Questionado pelo Cruzeiro do Sul sobre a situação, o Incra informou em nota que a regularização fundiária se encontra na fase de elaboração do Relatório Técnico de Identificação e Delimitação (RTID). O órgão destacou que o processo possui diversas etapas, inclusive judiciais, o que inviabiliza a previsão de um prazo para a conclusão.

Sobre a mineração ilegal, o Incra informou que solicitou à ANM, em abril deste ano, o indeferimento do requerimento apresentado pela empresa mineradora. No entanto, a ANM respondeu que ainda não há regulamentação específica sobre os procedimentos de pesquisa e exploração mineral em territórios quilombolas, que deveria prever manifestação prévia das comunidades — um direito assegurado pela Convenção 169 da Organização Internacional do Trabalho (OIT). Por isso, segundo o órgão, o indeferimento do pedido não seria possível.

O Cruzeiro procurou a ANM para se manifestar sobre o caso, mas até o fechamento desta reportagem não houve retorno. O espaço segue aberto para manifestação.

Mineração ilegal

A mineração ilegal ocorre quando há exploração de recursos ambientais e naturais em terras quilombolas sem autorização dos órgãos competentes e sem conhecimento ou participação da comunidade afetada. Essa prática gera uma série de consequências negativas, como explica Alifer Camargo, 28 anos, líder e presidente da Associação Quilombola José Joaquim de Camargo.

“A mineração em nosso território causa impactos negativos de diversas ordens: ambientais, sociais, culturais e econômicos. Ameaça a vida, a saúde e a própria organização e sobrevivência do povo quilombola. A maior exploração é de calcário, cimento, argila, pedras preciosas, filito, mármore, areia, turfa, ouro, feldspato, granito, entre outros recursos”, detalha.

Alifer destaca ainda os danos ambientais: “Há desmatamento, derrubada da vegetação nativa [o que afeta a pesca e os recursos naturais], contaminação da água e do solo pelo uso de produtos químicos na mineração [como mercúrio, arsênio, chumbo e outros metais pesados], além da poluição do ar, riscos de rompimento de barragens e destruição de áreas sagradas e históricas da comunidade, como locais de culto, memória e práticas tradicionais”.

Análise pericial

De acordo com o MPF, o Ibama tem 60 dias para apresentar uma análise pericial detalhada sobre os danos socioambientais causados pela mineração, incluindo os impactos no solo, na água, na fauna e no modo de vida da comunidade. O documento deverá subsidiar a reparação integral dos danos e indicar as medidas necessárias à recuperação do território.

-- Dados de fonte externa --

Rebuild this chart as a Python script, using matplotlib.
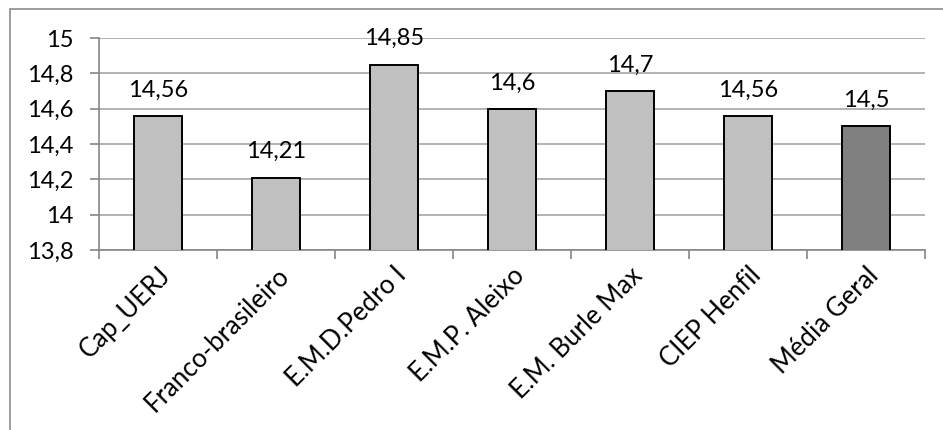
import matplotlib
matplotlib.use("Agg")
import matplotlib.pyplot as plt
from matplotlib.ticker import FuncFormatter, MultipleLocator
from matplotlib.patches import Rectangle

categories = ["Cap_UERJ", "Franco-brasileiro", "E.M.D.Pedro I", "E.M.P. Aleixo",
              "E.M. Burle Max", "CIEP Henfil", "Média Geral"]
values = [14.56, 14.21, 14.85, 14.6, 14.7, 14.56, 14.5]
value_labels = ["14,56", "14,21", "14,85", "14,6", "14,7", "14,56", "14,5"]
bar_colors = ["#c0c0c0"] * 6 + ["#808080"]

plt.rcParams['font.family'] = ['Lato', 'DejaVu Sans']

fig = plt.figure(figsize=(9.43, 4.30), dpi=100)
ax = fig.add_axes([0.105, 0.4186, 0.876, 0.493])

x = list(range(len(categories)))
bars = ax.bar(x, values, width=0.41, bottom=0, color=bar_colors,
              edgecolor="#000000", linewidth=1.4, zorder=3)
ax.set_ylim(13.8, 15)
ax.set_xlim(-0.5, len(categories) - 0.5)

for xi, v, lab in zip(x, values, value_labels):
    ax.annotate(lab, (xi, v), xytext=(0, 11), textcoords="offset points",
                ha="center", va="bottom", fontsize=17, color="#000000")

ax.yaxis.set_major_locator(MultipleLocator(0.2))
ax.yaxis.set_major_formatter(FuncFormatter(lambda v, p: (f"{v:.1f}".rstrip("0").rstrip(".")).replace(".", ",")))
ax.grid(axis="y", color="#a6a6a6", linewidth=1.2, zorder=0)
ax.set_axisbelow(True)

for s in ["top", "right"]:
    ax.spines[s].set_visible(False)
ax.spines["left"].set_color("#868686")
ax.spines["bottom"].set_color("#868686")
ax.spines["left"].set_linewidth(1.2)
ax.spines["bottom"].set_linewidth(1.2)

ax.set_xticks(x)
ax.set_xticklabels(categories, rotation=45, ha="right", rotation_mode="anchor",
                   fontsize=18.5)
ax.tick_params(axis="x", length=0, pad=9)
ax.set_xticks([i - 0.5 for i in range(len(categories) + 1)], minor=True)
ax.tick_params(axis="x", which="minor", length=6.5, color="#868686", width=1.2)
ax.tick_params(axis="y", length=6.5, color="#868686", width=1.2, labelsize=17, pad=12)

# outer chart border (top and left visible)
fig.patches.append(Rectangle((10/943, -0.1), 1.2, 1.1 - 9/430, transform=fig.transFigure,
                             fill=False, edgecolor="#8c8c8c", linewidth=1.2))

fig.savefig("out.png", dpi=100)
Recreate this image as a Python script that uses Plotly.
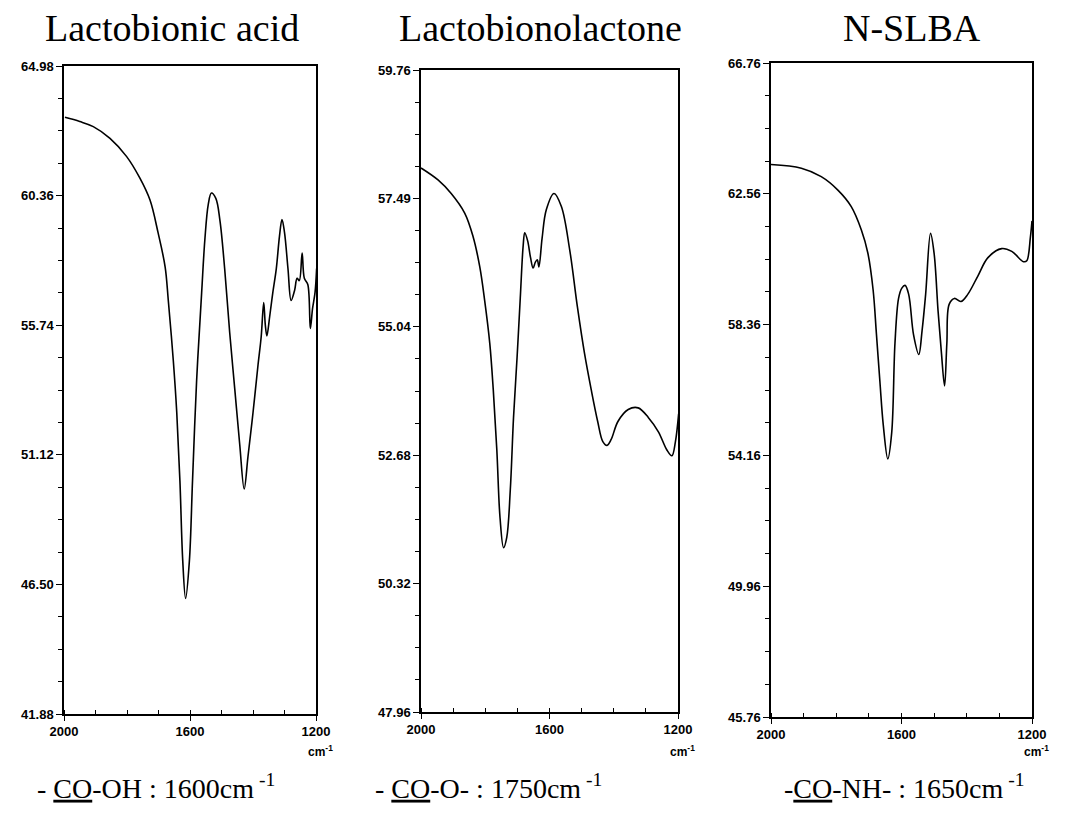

Segundo o MPF, “o avanço ilegal da mineração coloca em risco direitos fundamentais da comunidade, ao ameaçar o uso das terras historicamente ocupadas pelos quilombolas e provocar prejuízos ambientais graves, como desmatamento, erosão e contaminação do solo e dos cursos d’água”. A ação civil pública lista uma série de pedidos para reparar os danos constatados.

R$ 2 milhões

O MPF solicita ainda que os réus sejam condenados a indenizar a comunidade em pelo menos R$ 2 milhões, valor a ser destinado a programas ambientais e sociais voltados à proteção e à melhoria da qualidade de vida dos quilombolas. Em caso de descumprimento, está prevista multa diária.

Embora a ação não especifique qual empreendimento está realizando a mineração ilegal, o MPF requer a suspensão de toda e qualquer pesquisa ou exploração mineral no território da comunidade, além de exigir que o Ibama realize uma análise sobre a existência dessas atividades e os prejuízos resultantes.